The lines from the top of the material through the line with "6990, 7420, 7510, 7420]" are to be set down exactly. Leave the pictures out.

## Start

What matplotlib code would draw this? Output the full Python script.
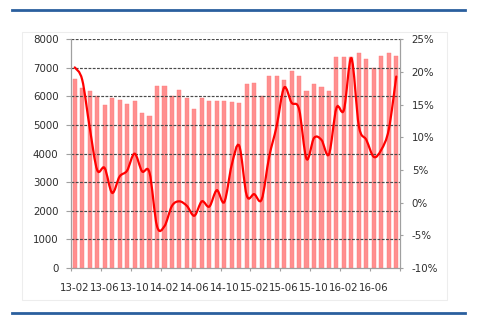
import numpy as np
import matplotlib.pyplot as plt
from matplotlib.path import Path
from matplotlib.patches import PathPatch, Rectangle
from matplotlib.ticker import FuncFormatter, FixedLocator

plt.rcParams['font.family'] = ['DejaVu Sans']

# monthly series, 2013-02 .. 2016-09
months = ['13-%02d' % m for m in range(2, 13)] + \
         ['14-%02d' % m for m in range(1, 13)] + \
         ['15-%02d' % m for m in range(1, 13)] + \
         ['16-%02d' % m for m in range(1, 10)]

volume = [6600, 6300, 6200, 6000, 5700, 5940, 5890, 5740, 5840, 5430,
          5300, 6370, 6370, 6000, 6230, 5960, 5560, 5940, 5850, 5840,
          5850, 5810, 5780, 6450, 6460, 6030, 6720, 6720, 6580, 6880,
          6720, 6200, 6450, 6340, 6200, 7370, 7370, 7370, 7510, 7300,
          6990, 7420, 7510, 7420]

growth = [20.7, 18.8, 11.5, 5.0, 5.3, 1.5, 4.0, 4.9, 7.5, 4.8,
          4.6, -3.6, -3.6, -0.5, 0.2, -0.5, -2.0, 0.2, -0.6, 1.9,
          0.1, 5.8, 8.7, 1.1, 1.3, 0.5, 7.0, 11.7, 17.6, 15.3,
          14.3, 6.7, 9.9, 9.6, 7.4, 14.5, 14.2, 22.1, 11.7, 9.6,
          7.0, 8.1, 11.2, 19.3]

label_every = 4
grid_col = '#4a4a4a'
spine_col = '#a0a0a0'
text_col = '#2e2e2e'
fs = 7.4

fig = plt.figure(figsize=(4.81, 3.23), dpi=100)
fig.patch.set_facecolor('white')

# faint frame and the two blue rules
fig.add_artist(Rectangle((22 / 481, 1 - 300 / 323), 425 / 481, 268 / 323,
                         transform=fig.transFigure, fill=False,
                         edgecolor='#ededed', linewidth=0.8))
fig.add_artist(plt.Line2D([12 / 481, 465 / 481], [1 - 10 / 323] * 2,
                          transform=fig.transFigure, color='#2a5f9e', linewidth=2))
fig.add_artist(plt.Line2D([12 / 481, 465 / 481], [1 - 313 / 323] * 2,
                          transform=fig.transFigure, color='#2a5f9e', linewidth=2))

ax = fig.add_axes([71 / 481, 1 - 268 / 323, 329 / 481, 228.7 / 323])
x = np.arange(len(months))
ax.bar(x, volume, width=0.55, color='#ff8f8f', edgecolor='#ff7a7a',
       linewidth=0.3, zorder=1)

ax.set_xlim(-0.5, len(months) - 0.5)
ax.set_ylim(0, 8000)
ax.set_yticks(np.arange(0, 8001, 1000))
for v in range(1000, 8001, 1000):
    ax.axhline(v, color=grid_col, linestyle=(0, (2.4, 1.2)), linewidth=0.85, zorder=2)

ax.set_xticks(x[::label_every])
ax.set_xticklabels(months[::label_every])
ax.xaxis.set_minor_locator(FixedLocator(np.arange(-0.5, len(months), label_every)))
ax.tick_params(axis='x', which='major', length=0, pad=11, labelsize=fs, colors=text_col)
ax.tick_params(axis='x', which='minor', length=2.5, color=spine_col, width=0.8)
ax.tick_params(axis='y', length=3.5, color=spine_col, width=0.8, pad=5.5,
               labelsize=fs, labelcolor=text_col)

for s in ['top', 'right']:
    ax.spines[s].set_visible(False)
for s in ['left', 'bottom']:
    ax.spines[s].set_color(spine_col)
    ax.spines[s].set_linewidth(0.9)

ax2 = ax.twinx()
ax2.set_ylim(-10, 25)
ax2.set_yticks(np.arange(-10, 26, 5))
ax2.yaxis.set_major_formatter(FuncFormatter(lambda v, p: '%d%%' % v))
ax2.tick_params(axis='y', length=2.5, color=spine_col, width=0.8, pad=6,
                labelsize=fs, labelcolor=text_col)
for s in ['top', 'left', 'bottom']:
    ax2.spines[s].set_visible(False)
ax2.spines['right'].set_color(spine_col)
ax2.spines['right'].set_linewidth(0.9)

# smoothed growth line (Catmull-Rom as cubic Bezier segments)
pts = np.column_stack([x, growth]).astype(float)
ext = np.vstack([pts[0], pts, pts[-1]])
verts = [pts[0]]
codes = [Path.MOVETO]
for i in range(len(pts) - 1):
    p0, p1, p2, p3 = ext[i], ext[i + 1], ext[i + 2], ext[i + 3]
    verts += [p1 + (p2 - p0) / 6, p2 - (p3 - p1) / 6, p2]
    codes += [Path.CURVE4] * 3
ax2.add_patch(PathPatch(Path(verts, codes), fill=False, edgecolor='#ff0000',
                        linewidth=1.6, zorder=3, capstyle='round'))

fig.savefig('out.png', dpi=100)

## End

Response to this exercise.
What matplotlib code would draw this? Output the full Python script.
import numpy as np
import matplotlib.pyplot as plt
from matplotlib.path import Path
from matplotlib.patches import PathPatch, Rectangle
from matplotlib.ticker import FuncFormatter, FixedLocator

plt.rcParams['font.family'] = ['DejaVu Sans']

# monthly series, 2013-02 .. 2016-09
months = ['13-%02d' % m for m in range(2, 13)] + \
         ['14-%02d' % m for m in range(1, 13)] + \
         ['15-%02d' % m for m in range(1, 13)] + \
         ['16-%02d' % m for m in range(1, 10)]

volume = [6600, 6300, 6200, 6000, 5700, 5940, 5890, 5740, 5840, 5430,
          5300, 6370, 6370, 6000, 6230, 5960, 5560, 5940, 5850, 5840,
          5850, 5810, 5780, 6450, 6460, 6030, 6720, 6720, 6580, 6880,
          6720, 6200, 6450, 6340, 6200, 7370, 7370, 7370, 7510, 7300,
          6990, 7420, 7510, 7420]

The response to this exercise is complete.